М. Шелер рассматривает человека как открытое существо, и эта открытость миру определяется тем, что человек — изначально любящее создание. Бытийственное отношение, которое мы называем «познанием», всегда предполагает изначальный акт ухода от себя, от своих «содержаний сознания», их трансцендирование, чтобы по возможности вступить в контакт-переживание с миром. Любовь как раз и является тем первоначальным актом, посредством которого сущее, не переставая быть этим сущим, покидает себя самоё. Любовь, делает вывод философ, пробуждает к познанию и воле. Так феноменология войны становится апологией любви. Специфика эвристического измерения педагогической антропологии коренится в природе самого человека, понимаемого как место встречи прошлого и будущего, живых и мертвых, храма и рынка, радости и неудач, смеха и слез, отчаяния и надежды. Антропологическим ядром эвристики является память как долг перед прошлым и будущим, как Музей. Чтобы воспитывать человека, т. е. быть антропологичной, школа должна быть проекцией самого человека. Речь, на наш взгляд, должна идти о новом измерении в исследовании воспитания. Дело не в том, чтобы отделить добро от зла и знание от незнания. Гораздо важнее рассмотреть школу по образу самого человека, т. е. как границу, которая не разделяет, а, наоборот, собирает всего человека в событии. Гармония отношений, которые делают возможной эвристику, открывая путь человека к миру, задаются, на наш взгляд, пониманием ребенка как Другого. Слово «гармония», ставшее идеалом и символом классической культуры, впервые употреблено Гомером. Гармониями назывались медные скрепы для соединения бревен при постройке корабля Одиссея. Гармония — то, что соединяет различное в одно… Если школа не будет кораблем, который спасает в открытом море жизни, то есть ковчегом, как бы не стать ей подобной Летучему Голландцу, кораблем-призраком, символом потерянности и бездомности.

Примечания
  • [1] Bollnow O.F. Die anthropologische Betrachtungsweise in der Pädagogik, S. 25-26.
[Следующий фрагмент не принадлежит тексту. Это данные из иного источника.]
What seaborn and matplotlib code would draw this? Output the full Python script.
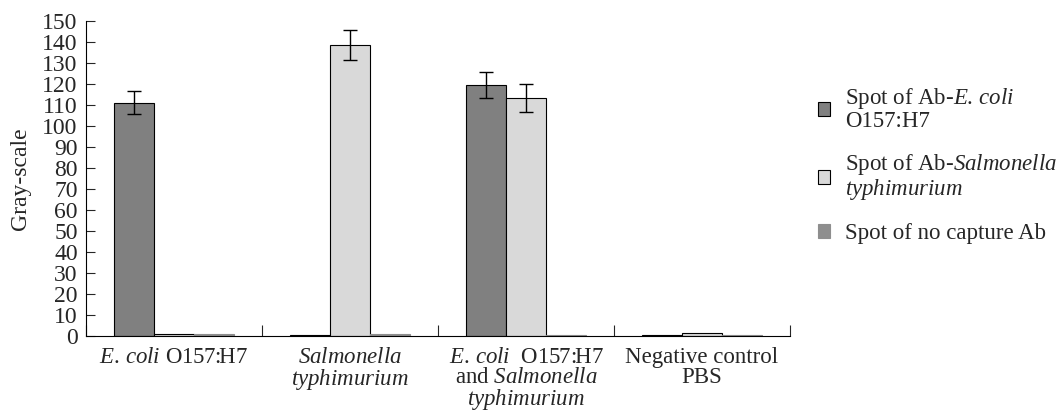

  • [2] Марков Б.В. Храм и рынок. Человек в пространстве культуры. СПб., 1999. С. 80.
  • [3] Фуко М. Надзирать и наказывать. Рождение тюрьмы. М., 1999. С. 272-273.
  • [4] Там же. С. 309.
  • [5] Bohm W. Wörterbuch der Pädagogik. 14 Aufl. Stuttgart, 1994. S. 623.
  • [6] Герцен А.И. Собр. соч. Т. ХIV. М., 1958. С. 223.
  • [7] Ушинский К.Д. Человек как предмет воспитания. Опыт педагогической антропологии. Т. 1 // Ушинский К.Д. Собр. соч. Т. 8. М., 1950. С. 30.
  • [8] Там же. С. 750.
  • [9] Ушинский К.Д. Собр. соч. Т. 9. С. 272.
  • [10] Dilthey W. Pädagogik. Geschichte und Grundlinien des Systems // Dilthey W. Ge. Schriften. Bd. 9, 2. Aufl. Stuttgart — Göttingen, 1960. S. 7.
  • [11] Scheler M. Die Stellung des Menschen im Kosmos. Darmstadt, 1928. S. 9.